Bonni me parle longtemps de celui qu’elle appelle Abe et qu’elle représente depuis de nombreuses années. Dans ses mots je sens que sa découverte et relation avec l’artiste sont des moments fort de sa vie de galeriste. Son récit est touchant, drôle et simple.
Bonni et moi tirons le temps au maximum – elle dit qu’elle n’a pas envie de retourner travailler, ca tombe bien, je n’ai pas du tout envie de rentrer chez moi.
Merci infiniment Bonni.
De la découverte de la photo à l’ouverture de sa galerie…
Bonni souligne qu’à 16 ans alors qu’elle était au lycée, elle savait déjà qu’elle voulait être marchande d’art. Elle lisait à l’époque un livre des frère Duveen (marchands d’art anglais du 19ème siècle) et dit avoir été fascinée par l’idée qu’on puisse s’approprier, acheter et vendre l’histoire à travers l’art.
Elle a suivi des études d’art à l’université de Boston et notamment sous la direction de son renommé directeur et professeur d’histoire de l’art: Honoree Carl Chiarenza.
Sa première inspiration a été Robert Franck et plus particulièrement Rodeo, Detroit. Elle dit que quand elle a vu l’image elle a dit “ou est le rodeo?” et que tout est parti de là.
Son diplôme en poche. Elle trouve un poste à Blum-Helman gallery, et Irving Blum devient son mentor. A l’époque, il représente Lichtenstein, Rauschenberg, Warhol… Elle dit avoir tout appris de lui.

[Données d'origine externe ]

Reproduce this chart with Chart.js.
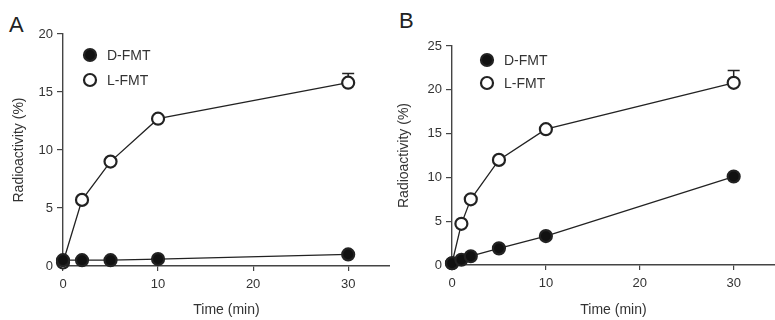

En 1977 elle est engagée à la Wolf Galery où elle dirige Presque complètement la gallerie surtout pendant les 2 ans où Daniel Wof parcourt le pays pour constituer pour John Walsh – directeur du Getty Museum – une spectaculaire collection de photographies.
En 1987, la Wolf Galery ferme et Bonni décide qu’elle est assez solide pour se lancer seule. Elle commence dans les bureaux de son mari, elle précise qu’elle ne part pas de rien mais qu’elle n’a aucun fond pour lancer son affaire.
A ce moment là, elle est déjà reconnue comme une des experts de Walker Evans.
Elle choisit de représenter Andreas Feininger, Jed Devine, Regina Deluise, Tod Papageorge, Garry winogrand et Eliot Porter entre autres.
Bonni benrubi Galery est née.
Son meilleur souvenir de galeriste…
Elle raconte que c’est un souvenir récent. Pour des raisons de santé, et pour la première fois depuis seize ans elle n’a pas pu se rendre à Paris Photo en novembre 2011. Une semaine plus tard, quelques-uns de ses plus fidèles clients sont venus passer quelques jours à New York en famille, entre autre pour lui rendre visite.
Son pire souvenir de galeriste…
Bonni préfère ne garder que les bons souvenirs de sa vie de galeriste.
Sa première photo achetée à titre personnel ou une photo qui a une importance particulière pour elle…
3 girls showing scoliosis of the spine from working at such a young age – from the national child labor committee assignment par Lewis Hine
Times square in Hotel Room par Abelardo Morell
Sur le mur de sa chambre…
Rodeo, Detroit par Robert Frank
Wall Street par Paul Strand
The Last Stich par Dorothea Lange
Queen’s charlotte Ball par Henry Cartier Bresson
Bowing for the collection par Louis Faurer
Et un Giacomelli en mouvement aussi.
Si elle était un(e) photographe connu(e)…
Abelardo Morell pour son incroyable talent et sa consistance en tant qu’artiste ces vingt dernières années.